● **What is required**
Repeat, exactly and in full, the lines of the listing below, but without any pictures.

● **Dataset section**
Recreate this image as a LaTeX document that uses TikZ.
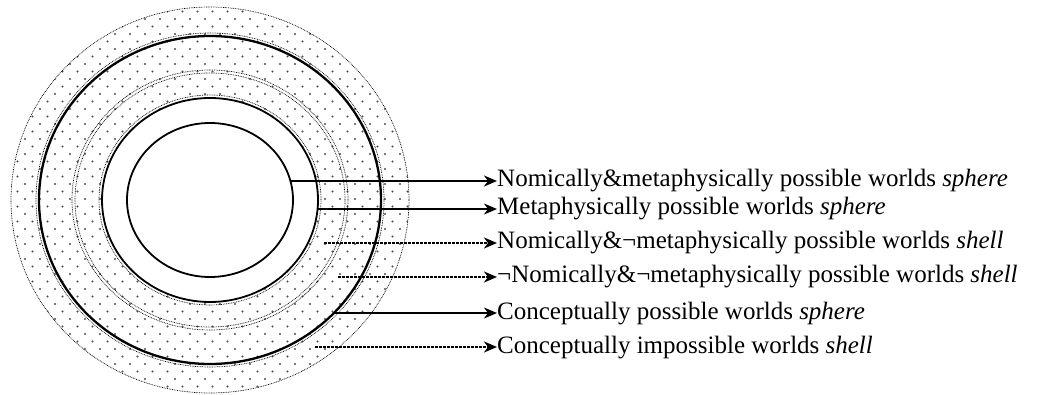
\documentclass[tikz,border=0pt]{standalone}
\usepackage{fontspec}
\setmainfont{Liberation Serif}
\usetikzlibrary{arrows.meta}
\begin{document}
\begin{tikzpicture}[x=1pt,y=1pt,
 solidring/.style={line width=1.8pt},
 thickring/.style={line width=2.3pt},
 dotring/.style={line width=0.7pt, dash pattern=on 0.8pt off 0.9pt},
 solidarrow/.style={line width=1.8pt, -{Stealth[length=13pt,width=11pt,inset=4pt]}},
 dotarrow/.style={line width=1.8pt, dash pattern=on 2.5pt off 1.5pt, -{Stealth[length=13pt,width=11pt,inset=4pt]}},
 lbl/.style={anchor=base west, inner sep=0pt, font=\fontsize{25}{30}\selectfont}]
\useasboundingbox (0,0) rectangle (1047,394);
\coordinate (c) at (210,194);
% dotted texture
\begin{scope}
\clip (c) ellipse [x radius=199, y radius=193];
\foreach \i in {0,...,27} \foreach \j in {0,...,53} {
  \fill[black!70] ({10+\i*15+mod(\j,2)*7.5},{\j*7.5}) circle (1.1);
}
\end{scope}
\fill[white] (c) ellipse [x radius=108, y radius=102];
% rings
\draw[dotring] (c) ellipse [x radius=199, y radius=193];
\draw[dotring] (c) ellipse [x radius=174, y radius=167];
\draw[thickring] (c) ellipse [x radius=171, y radius=164];
\draw[dotring] (c) ellipse [x radius=138, y radius=130];
\draw[dotring] (c) ellipse [x radius=135, y radius=127];
\draw[dotring] (c) ellipse [x radius=111, y radius=105];
\draw[solidring] (c) ellipse [x radius=108, y radius=102];
\draw[solidring] (c) ellipse [x radius=83, y radius=77];
% start points
\coordinate (s1) at (291,213);
\coordinate (s2) at (318,185);
\coordinate (s3) at (324,151);
\coordinate (s4) at (338,117);
\coordinate (s5) at (334,81);
\coordinate (s6) at (315,47);
% labels
\node[lbl] (t1) at (497,207) {Nomically\&metaphysically possible worlds \textit{sphere}};
\node[lbl] (t2) at (497,179) {Metaphysically possible worlds \textit{sphere}};
\node[lbl] (t3) at (497,145) {Nomically\&¬metaphysically possible worlds \textit{shell}};
\node[lbl] (t4) at (497,111) {¬Nomically\&¬metaphysically possible worlds \textit{shell}};
\node[lbl] (t5) at (497,75) {Conceptually possible worlds \textit{sphere}};
\node[lbl] (t6) at (497,41) {Conceptually impossible worlds \textit{shell}};
% connectors
\draw[solidarrow] (s1) -- (s1 -| t1.west);
\draw[solidarrow] (s2) -- (s2 -| t2.west);
\draw[dotarrow] (s3) -- (s3 -| t3.west);
\draw[dotarrow] (s4) -- (s4 -| t4.west);
\draw[solidarrow] (s5) -- (s5 -| t5.west);
\draw[dotarrow] (s6) -- (s6 -| t6.west);
\end{tikzpicture}
\end{document}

● **Solution to this exercise**
Recreate this image as a LaTeX document that uses TikZ.
\documentclass[tikz,border=0pt]{standalone}
\usepackage{fontspec}
\setmainfont{Liberation Serif}
\usetikzlibrary{arrows.meta}
\begin{document}
\begin{tikzpicture}[x=1pt,y=1pt,
 solidring/.style={line width=1.8pt},
 thickring/.style={line width=2.3pt},
 dotring/.style={line width=0.7pt, dash pattern=on 0.8pt off 0.9pt},
 solidarrow/.style={line width=1.8pt, -{Stealth[length=13pt,width=11pt,inset=4pt]}},
 dotarrow/.style={line width=1.8pt, dash pattern=on 2.5pt off 1.5pt, -{Stealth[length=13pt,width=11pt,inset=4pt]}},
 lbl/.style={anchor=base west, inner sep=0pt, font=\fontsize{25}{30}\selectfont}]
\useasboundingbox (0,0) rectangle (1047,394);
\coordinate (c) at (210,194);
% dotted texture
\begin{scope}
\clip (c) ellipse [x radius=199, y radius=193];
\foreach \i in {0,...,27} \foreach \j in {0,...,53} {
  \fill[black!70] ({10+\i*15+mod(\j,2)*7.5},{\j*7.5}) circle (1.1);
}
\end{scope}
\fill[white] (c) ellipse [x radius=108, y radius=102];
% rings
\draw[dotring] (c) ellipse [x radius=199, y radius=193];
\draw[dotring] (c) ellipse [x radius=174, y radius=167];
\draw[thickring] (c) ellipse [x radius=171, y radius=164];
\draw[dotring] (c) ellipse [x radius=138, y radius=130];
\draw[dotring] (c) ellipse [x radius=135, y radius=127];
\draw[dotring] (c) ellipse [x radius=111, y radius=105];
\draw[solidring] (c) ellipse [x radius=108, y radius=102];
\draw[solidring] (c) ellipse [x radius=83, y radius=77];
% start points
\coordinate (s1) at (291,213);
\coordinate (s2) at (318,185);
\coordinate (s3) at (324,151);
\coordinate (s4) at (338,117);
\coordinate (s5) at (334,81);
\coordinate (s6) at (315,47);
% labels
\node[lbl] (t1) at (497,207) {Nomically\&metaphysically possible worlds \textit{sphere}};
\node[lbl] (t2) at (497,179) {Metaphysically possible worlds \textit{sphere}};
\node[lbl] (t3) at (497,145) {Nomically\&¬metaphysically possible worlds \textit{shell}};
\node[lbl] (t4) at (497,111) {¬Nomically\&¬metaphysically possible worlds \textit{shell}};
\node[lbl] (t5) at (497,75) {Conceptually possible worlds \textit{sphere}};
\node[lbl] (t6) at (497,41) {Conceptually impossible worlds \textit{shell}};
% connectors
\draw[solidarrow] (s1) -- (s1 -| t1.west);
\draw[solidarrow] (s2) -- (s2 -| t2.west);
\draw[dotarrow] (s3) -- (s3 -| t3.west);
\draw[dotarrow] (s4) -- (s4 -| t4.west);
\draw[solidarrow] (s5) -- (s5 -| t5.west);
\draw[dotarrow] (s6) -- (s6 -| t6.west);
\end{tikzpicture}
\end{document}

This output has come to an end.